→ **TASK TO CARRY OUT**: It is required that the lines from the top of the listing through the line with "import matplotlib.pyplot as plt" be reproduced exactly, excluding pictures.

→ **GIVEN DATA**:
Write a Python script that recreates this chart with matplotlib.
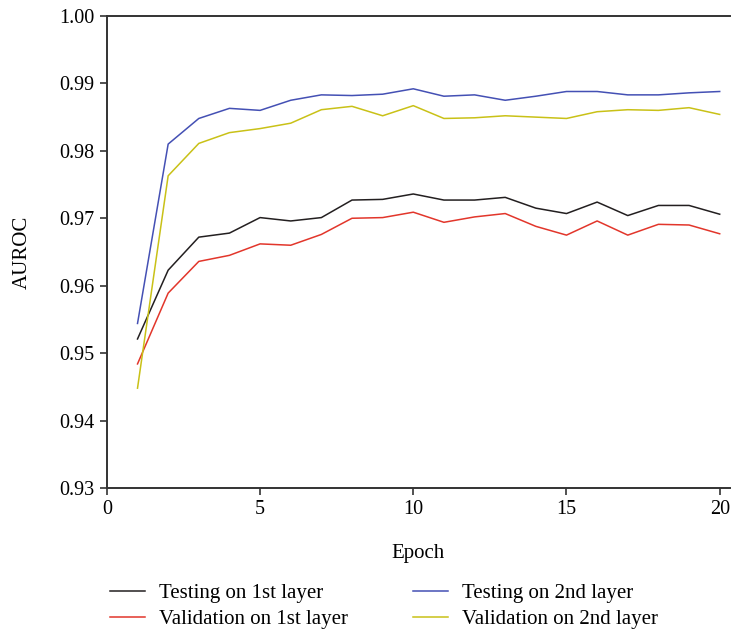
import matplotlib
matplotlib.use("Agg")
import matplotlib.pyplot as plt

# AUROC per epoch for the two layers
epochs = list(range(1, 21))
test_1st = [0.9521, 0.9623, 0.9672, 0.9678, 0.9701, 0.9696, 0.9701, 0.9727, 0.9728, 0.9736,
            0.9727, 0.9727, 0.9731, 0.9715, 0.9707, 0.9724, 0.9704, 0.9719, 0.9719, 0.9706]
val_1st = [0.9484, 0.9589, 0.9636, 0.9645, 0.9662, 0.9660, 0.9676, 0.9700, 0.9701, 0.9709,
           0.9694, 0.9702, 0.9707, 0.9688, 0.9675, 0.9696, 0.9675, 0.9691, 0.9690, 0.9677]
test_2nd = [0.9544, 0.9810, 0.9848, 0.9863, 0.9860, 0.9875, 0.9883, 0.9882, 0.9884, 0.9892,
            0.9881, 0.9883, 0.9875, 0.9881, 0.9888, 0.9888, 0.9883, 0.9883, 0.9886, 0.9888]
val_2nd = [0.9448, 0.9763, 0.9811, 0.9827, 0.9833, 0.9841, 0.9861, 0.9866, 0.9852, 0.9867,
           0.9848, 0.9849, 0.9852, 0.9850, 0.9848, 0.9858, 0.9861, 0.9860, 0.9864, 0.9854]

labels = ["Testing on 1st layer", "Validation on 1st layer",
          "Testing on 2nd layer", "Validation on 2nd layer"]
colors = ["#231f20", "#e2362b", "#4450b4", "#c9c117"]

plt.rcParams["font.family"] = ["Liberation Serif", "DejaVu Serif"]
plt.rcParams["font.size"] = 15

fig = plt.figure(figsize=(7.32, 6.29), dpi=100)
ax = fig.add_axes([0.146, 0.2242, 0.851, 0.7504])

series = [test_1st, val_1st, test_2nd, val_2nd]
for vals, c, lab in zip(series, colors, labels):
    ax.plot(epochs, vals, color=c, lw=1.1, label=lab)

ax.set_xlim(0, 20.33)
ax.set_ylim(0.93, 1.00)
ax.set_xticks([0, 5, 10, 15, 20])
ax.set_yticks([0.93, 0.94, 0.95, 0.96, 0.97, 0.98, 0.99, 1.00])
ax.yaxis.set_major_formatter(plt.FormatStrFormatter("%.2f"))

for s in ["left", "top", "bottom"]:
    ax.spines[s].set_color("#333333")
    ax.spines[s].set_linewidth(1.4)
ax.spines["right"].set_visible(False)
ax.tick_params(direction="out", length=5, width=1.2, color="#333333", labelsize=14.5, pad=4)

ax.set_xlabel("Epoch", fontsize=15, labelpad=18)
ax.set_ylabel("AUROC", fontsize=15, labelpad=20)

ax.legend(loc="upper left", bbox_to_anchor=(0.1253, 0.102), bbox_transform=fig.transFigure,
          ncol=2, frameon=False, fontsize=15, handlelength=1.68, handletextpad=0.67,
          columnspacing=3.1, labelspacing=0.3)

fig.savefig("out.png", dpi=100)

→ **ANSWER TO THIS TASK**:
Write a Python script that recreates this chart with matplotlib.
import matplotlib
matplotlib.use("Agg")
import matplotlib.pyplot as plt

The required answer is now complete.